→ **Problem to work on**
Copy the lines of the data below exactly, starting at the first and stopping after the line that contains "(1678,198) -- cycle;"; include no pictures.

→ **Data segment**
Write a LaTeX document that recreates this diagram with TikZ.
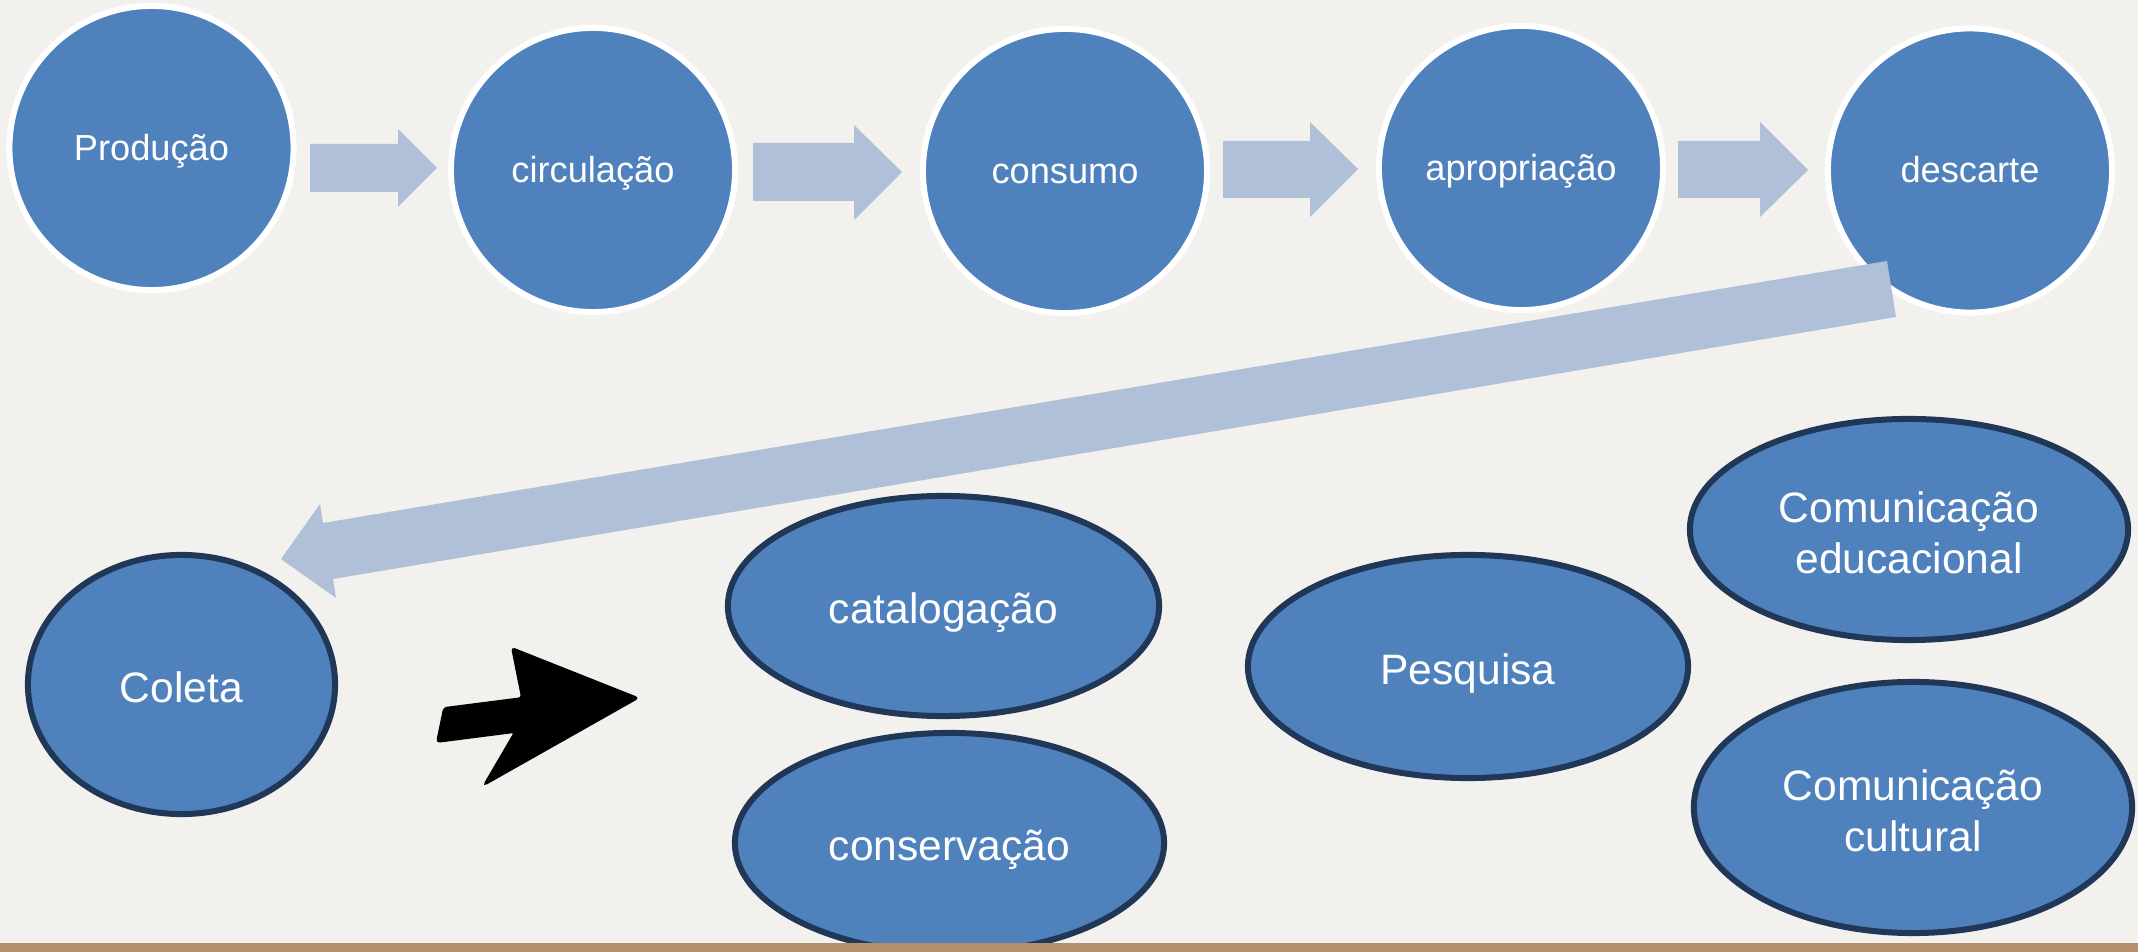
\documentclass[tikz,border=0pt]{standalone}
\usepackage{fontspec}
\setmainfont{Liberation Sans}
\usetikzlibrary{shapes.geometric}
\definecolor{bg}{RGB}{242,241,237}
\definecolor{nodeblue}{RGB}{79,129,189}
\definecolor{navy}{RGB}{32,55,87}
\definecolor{arrowblue}{RGB}{176,192,216}
\definecolor{bandtan}{RGB}{179,143,110}
\begin{document}
\begin{tikzpicture}[x=0.01cm,y=-0.01cm,
  topcirc/.style={circle, fill=nodeblue, draw=white, line width=0.06cm,
    minimum size=2.84cm, inner sep=0pt, outer sep=0pt, text=white,
    text height=0.24cm, text depth=0pt,
    font=\fontsize{10.3}{12}\selectfont},
  ell/.style={ellipse, fill=nodeblue, draw=navy, line width=0.06cm,
    inner sep=0pt, outer sep=0pt, text=white, align=center,
    font=\fontsize{12.1}{14.6}\selectfont},
  oneline/.style={text height=0.35cm, text depth=0pt},
  twolinetext/.style={inner sep=0pt, text=white, align=center,
    font=\fontsize{12.1}{14.6}\selectfont, yshift=-0.03cm},
  blockarrow/.style={fill=arrowblue, draw=none},
  blackarrow/.style={fill=black, draw=black, line width=0.5pt, rounded corners=0.03cm}]
\useasboundingbox (0,0) rectangle (2138,952);
\fill[bg] (0,0) rectangle (2138,952);

% top row circles
\node[topcirc] (prod) at (151.5,148) {Produção};
\node[topcirc] (circ) at (593,170) {circulação};
\node[topcirc] (cons) at (1065,171) {consumo};
\node[topcirc] (apro) at (1521,168) {apropriação};
\node[topcirc] (desc) at (1970,170.5) {descarte};

% block arrows between circles
\fill[blockarrow] (310,144) -- (398,144) -- (398,129) -- (437,168) -- (398,207) -- (398,192) -- (310,192) -- cycle;
\fill[blockarrow] (753,143) -- (854,143) -- (854,125) -- (902,172) -- (854,220) -- (854,201) -- (753,201) -- cycle;
\fill[blockarrow] (1223,141) -- (1310,141) -- (1310,122) -- (1358,169) -- (1310,217) -- (1310,198) -- (1223,198) -- cycle;
\fill[blockarrow] (1678,141) -- (1760,141) -- (1760,122) -- (1808,170) -- (1760,217) -- (1760,198) -- (1678,198) -- cycle;

% bottom ellipses
\node[ell, oneline, minimum width=3.07cm, minimum height=2.59cm] (colet) at (181.5,684.5) {Coleta};
\node[ell, oneline, minimum width=4.31cm, minimum height=2.20cm] (catal) at (943.5,606) {catalogação};
\node[ell, oneline, minimum width=4.29cm, minimum height=2.20cm] (conse) at (949.5,843) {conservação};
\node[ell, oneline, minimum width=4.40cm, minimum height=2.23cm] (pesq) at (1468,666.5) {Pesquisa};
\node[ell, minimum width=4.38cm, minimum height=2.21cm] (educ) at (1909,529.5) {};
\node[twolinetext] (eductext) at (educ.center) {Comunicação\\educacional};
\node[ell, minimum width=4.38cm, minimum height=2.51cm] (cult) at (1913,807.5) {};
\node[twolinetext] (culttext) at (cult.center) {Comunicação\\cultural};

% big return arrow from descarte to Coleta
\fill[blockarrow] (1887,261) -- (1896,317) -- (333,579) -- (336,598) -- (281,559) -- (320,504) -- (323,523) -- cycle;

% black arrow
\filldraw[blackarrow] (437,742) -- (444,708) -- (522,698) -- (512,648) -- (638,698) -- (484,785) -- (515,732) -- cycle;

% bottom band
\fill[bandtan] (0,943) rectangle (2138,952);
\end{tikzpicture}
\end{document}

→ **Response for this exercise**
Write a LaTeX document that recreates this diagram with TikZ.
\documentclass[tikz,border=0pt]{standalone}
\usepackage{fontspec}
\setmainfont{Liberation Sans}
\usetikzlibrary{shapes.geometric}
\definecolor{bg}{RGB}{242,241,237}
\definecolor{nodeblue}{RGB}{79,129,189}
\definecolor{navy}{RGB}{32,55,87}
\definecolor{arrowblue}{RGB}{176,192,216}
\definecolor{bandtan}{RGB}{179,143,110}
\begin{document}
\begin{tikzpicture}[x=0.01cm,y=-0.01cm,
  topcirc/.style={circle, fill=nodeblue, draw=white, line width=0.06cm,
    minimum size=2.84cm, inner sep=0pt, outer sep=0pt, text=white,
    text height=0.24cm, text depth=0pt,
    font=\fontsize{10.3}{12}\selectfont},
  ell/.style={ellipse, fill=nodeblue, draw=navy, line width=0.06cm,
    inner sep=0pt, outer sep=0pt, text=white, align=center,
    font=\fontsize{12.1}{14.6}\selectfont},
  oneline/.style={text height=0.35cm, text depth=0pt},
  twolinetext/.style={inner sep=0pt, text=white, align=center,
    font=\fontsize{12.1}{14.6}\selectfont, yshift=-0.03cm},
  blockarrow/.style={fill=arrowblue, draw=none},
  blackarrow/.style={fill=black, draw=black, line width=0.5pt, rounded corners=0.03cm}]
\useasboundingbox (0,0) rectangle (2138,952);
\fill[bg] (0,0) rectangle (2138,952);

% top row circles
\node[topcirc] (prod) at (151.5,148) {Produção};
\node[topcirc] (circ) at (593,170) {circulação};
\node[topcirc] (cons) at (1065,171) {consumo};
\node[topcirc] (apro) at (1521,168) {apropriação};
\node[topcirc] (desc) at (1970,170.5) {descarte};

% block arrows between circles
\fill[blockarrow] (310,144) -- (398,144) -- (398,129) -- (437,168) -- (398,207) -- (398,192) -- (310,192) -- cycle;
\fill[blockarrow] (753,143) -- (854,143) -- (854,125) -- (902,172) -- (854,220) -- (854,201) -- (753,201) -- cycle;
\fill[blockarrow] (1223,141) -- (1310,141) -- (1310,122) -- (1358,169) -- (1310,217) -- (1310,198) -- (1223,198) -- cycle;
\fill[blockarrow] (1678,141) -- (1760,141) -- (1760,122) -- (1808,170) -- (1760,217) -- (1760,198) -- (1678,198) -- cycle;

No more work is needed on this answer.